I understand that you don't like my explanation, but it is better than making a mockery of Scripture as you would if we held with Protestants that Jesus was belittling Mary. You would have Him violating the Commandments and violating His Father's message by the Angel where He calls her blessed above all women.

Do you affirm this makes the Creator indebted to His creation? I would not be surprised if you defended that it does!

Non sequitur It is the Creator who gave her, her body to begin with. Nothing can make the Creator indebted to creation.

Now, answer my question:

I asked:

Jesus was conceived in Her womb and thus took on her flesh. No other human being contributed since His was a virgin conception. Do you deny this?

Well, d'ya?

You are lost and damned by your own affirmations of Mariolatry., Sad to say.

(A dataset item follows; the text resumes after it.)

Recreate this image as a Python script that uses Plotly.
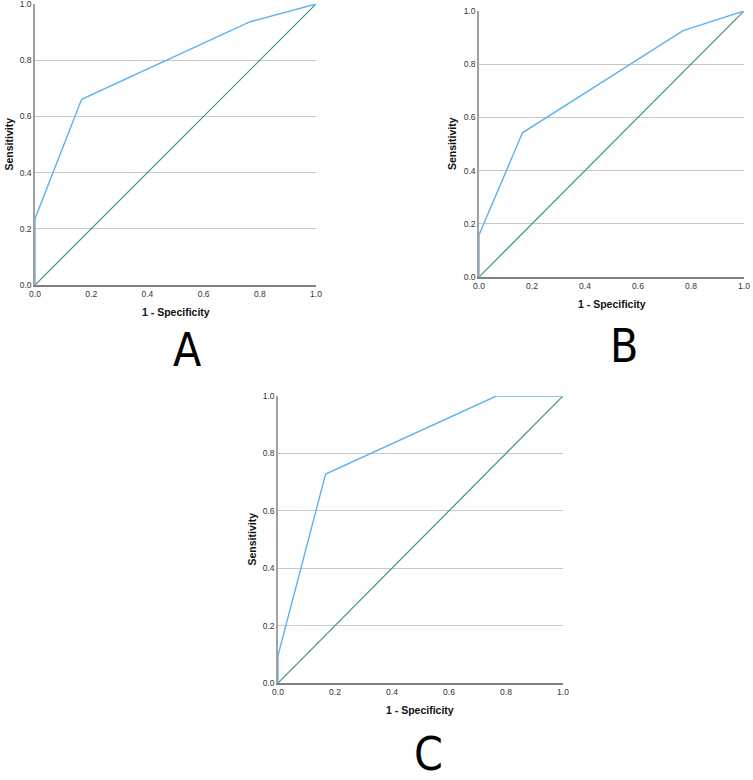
import plotly.graph_objects as go

# ROC data (1 - Specificity, Sensitivity)
fpr_a = [0.0, 0.0, 0.166, 0.766, 1.0]
tpr_a = [0.0, 0.236, 0.661, 0.937, 1.0]
fpr_b = [0.0, 0.0, 0.164, 0.770, 1.0]
tpr_b = [0.0, 0.158, 0.542, 0.926, 1.0]
fpr_c = [0.0, 0.0, 0.167, 0.766, 1.0]
tpr_c = [0.0, 0.096, 0.728, 1.0, 1.0]
ref_line = [0.0, 1.0]
tick_vals = [0.0, 0.2, 0.4, 0.6, 0.8, 1.0]
tick_text = ["0.0", "0.2", "0.4", "0.6", "0.8", "1.0"]
panel_labels = ["A", "B", "C"]

W, H = 753, 780
ROC_COLOR = "#5db3ee"
REF_COLOR = "#3f8f8a"
FONT = "Liberation Sans, Arial, sans-serif"

# plot areas in pixels: (x0, x1, y0_top, y1_bottom)
areas = [(35, 316, 4, 285), (479, 744, 11, 277), (278, 563, 396, 683)]
series = [(fpr_a, tpr_a), (fpr_b, tpr_b), (fpr_c, tpr_c)]
letter_pos = [(187, 350), (624, 346), (428, 754)]

fig = go.Figure()
annotations = []
layout_axes = {}
for i, ((x0, x1, yt, yb), (fx, ty)) in enumerate(zip(areas, series)):
    n = "" if i == 0 else str(i + 1)
    xa, ya = "x" + n, "y" + n
    fig.add_trace(go.Scatter(x=ref_line, y=ref_line, mode="lines",
                             line=dict(color=REF_COLOR, width=1.2),
                             xaxis=xa, yaxis=ya, showlegend=False, hoverinfo="skip"))
    fig.add_trace(go.Scatter(x=fx, y=ty, mode="lines",
                             line=dict(color=ROC_COLOR, width=1.4),
                             xaxis=xa, yaxis=ya, showlegend=False))
    layout_axes["xaxis" + n] = dict(
        domain=[x0 / W, x1 / W], anchor=ya, range=[0, 1], automargin=False,
        tickvals=tick_vals, ticktext=tick_text, showgrid=False, zeroline=False,
        showline=True, linecolor="#808080", linewidth=1.5, ticks="",
        ticklabeloverflow="allow",
        tickfont=dict(size=8.5, color="#333333", family=FONT), fixedrange=True)
    layout_axes["yaxis" + n] = dict(
        domain=[1 - yb / H, 1 - yt / H], anchor=xa, range=[0, 1], automargin=False,
        tickvals=tick_vals, ticktext=tick_text, showgrid=True,
        gridcolor="#c8c8c8", gridwidth=1, zeroline=False,
        showline=True, linecolor="#a0a0a0", linewidth=1.5, ticks="",
        ticklabeloverflow="allow",
        tickfont=dict(size=8.5, color="#333333", family=FONT), fixedrange=True)
    # axis titles
    annotations.append(dict(text="<b>1 - Specificity</b>", xref="paper", yref="paper",
                            x=(x0 + x1) / 2 / W, y=1 - (yb + 27) / H,
                            showarrow=False, xanchor="center", yanchor="middle",
                            font=dict(size=10.5, color="#111111", family=FONT)))
    annotations.append(dict(text="<b>Sensitivity</b>", xref="paper", yref="paper",
                            x=(x0 - 27) / W, y=1 - (yt + yb) / 2 / H,
                            showarrow=False, xanchor="center", yanchor="middle",
                            textangle=-90,
                            font=dict(size=10.5, color="#111111", family=FONT)))
    lx, ly = letter_pos[i]
    annotations.append(dict(text=panel_labels[i], xref="paper", yref="paper",
                            x=lx / W, y=1 - ly / H, showarrow=False,
                            xanchor="center", yanchor="middle",
                            font=dict(size=46, color="#000000",
                                      family="Liberation Sans Narrow, DejaVu Sans Condensed, Liberation Sans, sans-serif")))

fig.update_layout(width=W, height=H, margin=dict(l=0, r=0, t=0, b=0),
                  paper_bgcolor="white", plot_bgcolor="white",
                  annotations=annotations, **layout_axes)

fig.write_html("out.html", config={"displayModeBar": False},
               post_script="document.body.style.margin='0';document.body.style.padding='0';")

I await God's judgment. As the Apostle said:

1 Corinthians 4: 2 Moreover it is required in stewards, that a man be found faithful. 3 But with me it is a very small thing that I should be judged of you, or of man's judgment: yea, I judge not mine own self. 4 For I know nothing by myself; yet am I not hereby justified: but he that judgeth me is the Lord.

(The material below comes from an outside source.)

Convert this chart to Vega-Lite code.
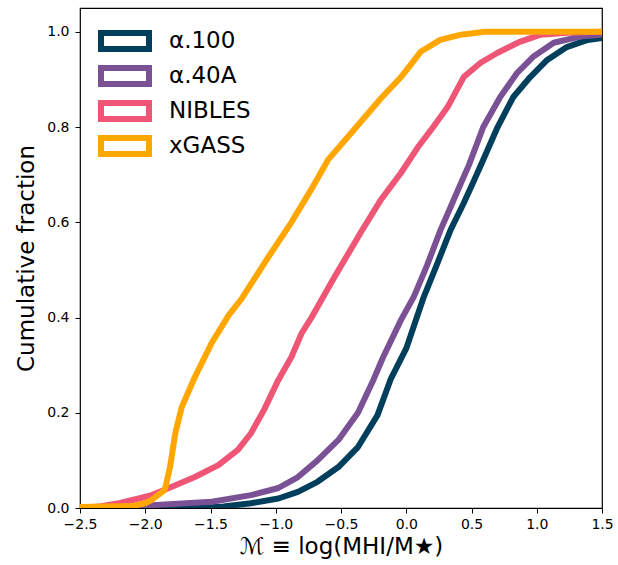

Also of your own selves shall men arise, speaking perverse things, to draw away disciples after them. (Acts 20:30)

That describes the Protestant Reformers. They were all Catholic Priests, originally. Then they betrayed God and started their own false religions.

De Maria said...

PeaceByJesus said...
Thanks. Hope that was not too much.


Not at all.

In the light of DM's manifest excessive abuse of Scripture, I actually can see some warrant in Rome's restriction of access to the Bible by laymen, and forbidding them to debate.

It is you and Protestants who continually abuse Scripture. Even the lowliest devout Catholic layman understands the Word of God better than the loftiest Protestant scholar. The reason being that we understand the Traditions which underly the Scripture and therefore, understand what the Scripture truly means.

Let me give you an example. Protestants continually judge themselves saved by faith alone. And they get flustered when they ask a Catholic, "Are you saved?" And he says, "I don't know. Christ is my judge."

But which is the Scriptural answer?

1 Corinthians 4:2 Moreover it is required in stewards, that a man be found faithful. 3 But with me it is a very small thing that I should be judged of you, or of man's judgment: yea, I judge not mine own self. 4 For I know nothing by myself; yet am I not hereby justified: but he that judgeth me is the Lord.

The Protestant is exalting himself. The Catholic, humbling himself.
Luke 14:11
For whosoever exalteth himself shall be abased; and he that humbleth himself shall be exalted.

We furthermore forbid any lay person to engage in dispute, either private or public, concerning the Catholic Faith. Whosoever shall act contrary to this decree, let him be bound in the fetters of excommunication. — Pope Alexander IV (1254-1261) in “Sextus Decretalium”, Lib. V, c. ii)

That is no longer in force. The Popes have been marshalling us to join the fray:

DECREE ON THE APOSTOLATE OF THE LAITY
APOSTOLICAM ACTUOSITATEM
SOLEMNLY PROMULGATED BY HIS HOLINESS,
POPE PAUL VI
ON NOVEMBER 18, 1965



INTRODUCTION

1. To intensify the apostolic activity of the people of God,(1) the most holy synod earnestly addresses itself to the laity, whose proper and indispensable role in the mission of the Church has already been dealt with in other documents.(2) The apostolate of the laity derives from their Christian vocation and the Church can never be without it. Sacred Scripture clearly shows how spontaneous and fruitful such activity was at the very beginning of the Church (cf. Acts 11:19-21; 18:26; Rom. 16:1-16; Phil. 4:3).

Our own times require of the laity no less zeal: in fact, modern conditions demand that their apostolate be broadened and intensified. With a constantly increasing population, continual progress in science and technology, and closer interpersonal relationships, the areas for the lay apostolate have been immensely widened particularly in fields that have been for the most part open to the laity alone.....


...when there is a question of dogmatic or moral theology, every intelligent layman will concede the propriety of leaving the exposition and defense of it to the clergy..... Clerics and members of religious institutes may write in them only with the permission of the local Ordinary. - http://www.intratext.com/IXT/ENG0017/_P2P.HTM

However, it is forbidden for Protestants to interpret Catholic documents because they have no idea what they are looking at or how to understand them.

De Maria said...

PeaceByJesus said...

It is "answers" as this, and your abounding logical fallacies and non-sequiturs and simply inane responses that marginalize you as one not fit for meaningful debate.

Why should i spend more hours typing with my arthritic fingers refuting the same arguments and whatever new abuses of Scripture and contrivances are compelled by you cultic devotion?

You have already effectively invalidated the NT by your cultic basis for determination of Truth, and reproving you more will only add to your damnation.

If you can find another RC who wants to use defend your arguments send him along. It will be hard to believe anyone can match your level of absurdities.


But you haven't been able to refute, even one. Your fingers hurt, so do mine. And, even so, I will refute your arguments wherever I find them.

Anyway, I bear you no animosity. I know that you have been deceived. I pray that one day, you will understand the love which we have for those who love God. Loving them is not the same as worshipping them. Nor is asking them to intercede for us.

Thanks for engaging me in discussion.